In the same episode, she addressed the various challenges that current law students face in pursuing entry-level positions within the legal profession.

Daou elaborated on how such experiences allow individuals to cultivate transferable skills that can significantly enhance a law student’s résumé, thereby making them stand out as candidates for hiring law firms.

“The value for law students to gain experience outside of the legal profession, it can be important as well because you can develop those transferable skills, and I think that it can make your applications quite competitive,” she said.

Daou shared insights from her mentors and university professors, who conveyed that skills developed through varied experiences – such as customer interactions in a healthcare setting or superior communication abilities honed in a receptionist role – are transferable skills that can markedly improve an individual’s candidacy.
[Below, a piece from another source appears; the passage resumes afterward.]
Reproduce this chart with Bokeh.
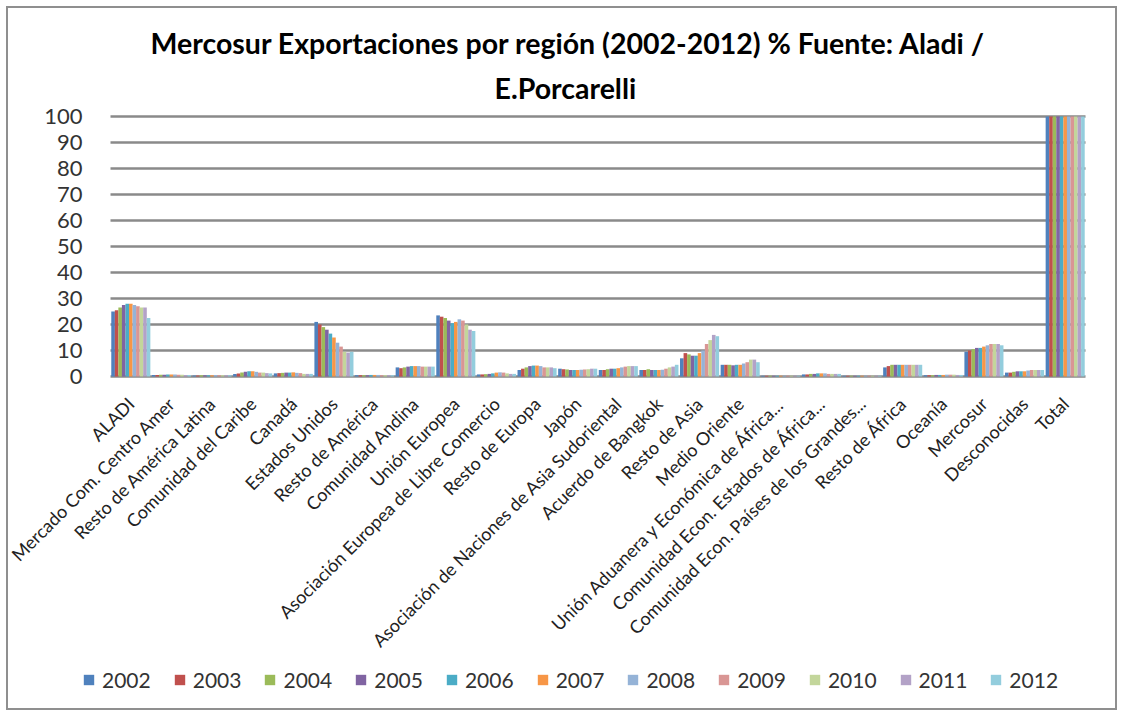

“Even when I’ve had conversations with mentors and unit chairs at university, it’s interesting because they do say to me that the skills that you can gain from even working at a job in hospitality or retail [is desirable].

“Those skills like interacting with people and building customer relationships and developing even simple trust with your managers and with the higher-ups in the company or the place wherever you work, those skills can be transferred, and it reflects that you can be professional, punctual and take direction,” she said.

Daou encourages law students to broaden their job search beyond traditional legal roles, stating: “There is value for law students to look beyond the legal sphere. Even if they wanted to apply for jobs that weren’t legal admin roles, they could apply for jobs as office clerks or admin assistants.”

She added: “It might be within a different profession, but those skills can still be quite valuable, and you can transfer those skills into a legal sort of environment because, in that sense, you will be familiar with using officer equipment, interacting with professionals, how to use applications like Microsoft Office and things like that.”

Daou emphasised the importance of recognising the value of skills that you have acquired from seemingly unrelated roles in relation to the legal profession, noting that students should never overlook or underestimate these diverse experiences.

“Also, law students [need] to utilise the skills they may have developed in retail or even hospitality. It’s important to not discount those skills and those experiences as well, and I think it is really how you phrase it in your applications, the skills that you have developed, because they are valuable skills.

“If law students realise that I’ve worked in hospitality and I can interact with customers, I can upsell, I can be trusted to carry out all of these different types of roles within my job. I think if law students realise that those skills are ones to be valued and they can articulate that in their applications, they will see their applications progress,” she said.